A boom in online shopping during the pandemic pushed revenue higher at United Parcel Service Inc., which reported a $1.77 billion profit for the second quarter.
UPS said Thursday that shipping volume jumped 23% to more than 21 million packages a day. Crucially, shipments from businesses to U.S. consumers soared 65%.
“Our results were better than we expected, driven in part by the changes in demand that emerged from the pandemic, including a surge in residential volume, COVID-19 related healthcare shipments and strong outbound demand from Asia,” said new CEO Carol Tomé,
With thousands of retail stores ordered closed for safety reasons this spring, and some shoppers still wary of returning, consumers are going online to buy items they once carried out of a store, meaning more business for delivery companies.

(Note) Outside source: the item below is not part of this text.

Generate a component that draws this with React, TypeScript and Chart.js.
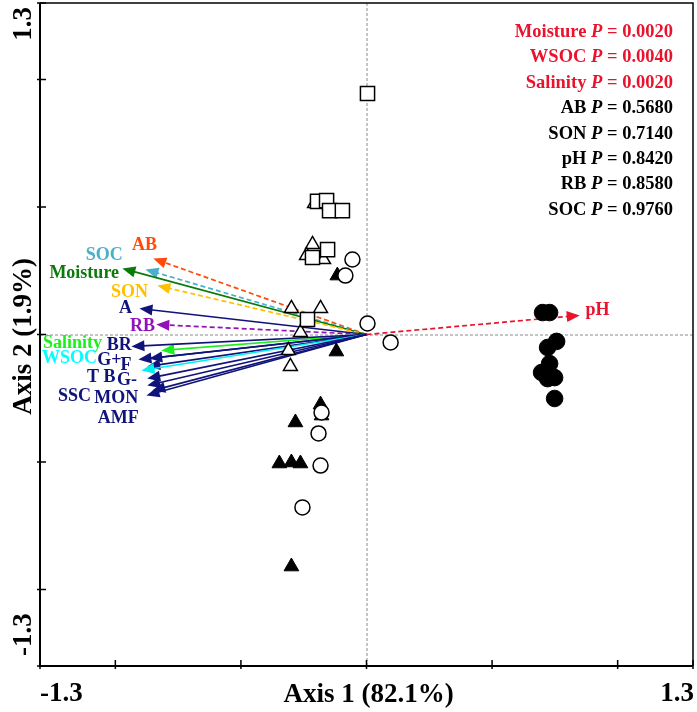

UPS may also be benefiting after retailer Amazon.com, another company doing heavy volume in the pandemic, cut ties with rival FedEx Corp. last year.
But while stay-at-home orders and other restrictions to slow the spread of the new coronavirus have meant more business for the delivery companies, it has also strained their networks and threatened to drive up costs. Unlike their traditional deliveries to businesses, UPS and FedEx are seeing more residential deliveries, which are more spread out and more costly.
The companies have responded by imposing the kind of surcharges more commonly associated with Christmas to cover their increased spending. They have raised prices on bulky shipments and on retailers whose volumes have risen sharply during the pandemic.
Still, United Parcel's U.S. revenue per piece fell 5% in the quarter. Cowen analyst Helane Becker said this week that the growing number of quarantine measures in the United States could slow the recovery of shipments between businesses, which would be replaced by less profitable residential deliveries.
The second-quarter profit at Atlanta-based UPS was a 5% increase from the year-ago figure of $1.69 billion.
Adjusted for non-recurring costs, UPS said earnings came to $2.13 per share. That more than doubled the $1.04 per share average forecast among analysts surveyed by Zacks Investment Research.
Revenue rose more than 13%, to $20.46 billion, easily beating the $17.34 billion average forecast from the Zacks survey.
UPS shares were up 10% about a half-hour before the opening bell.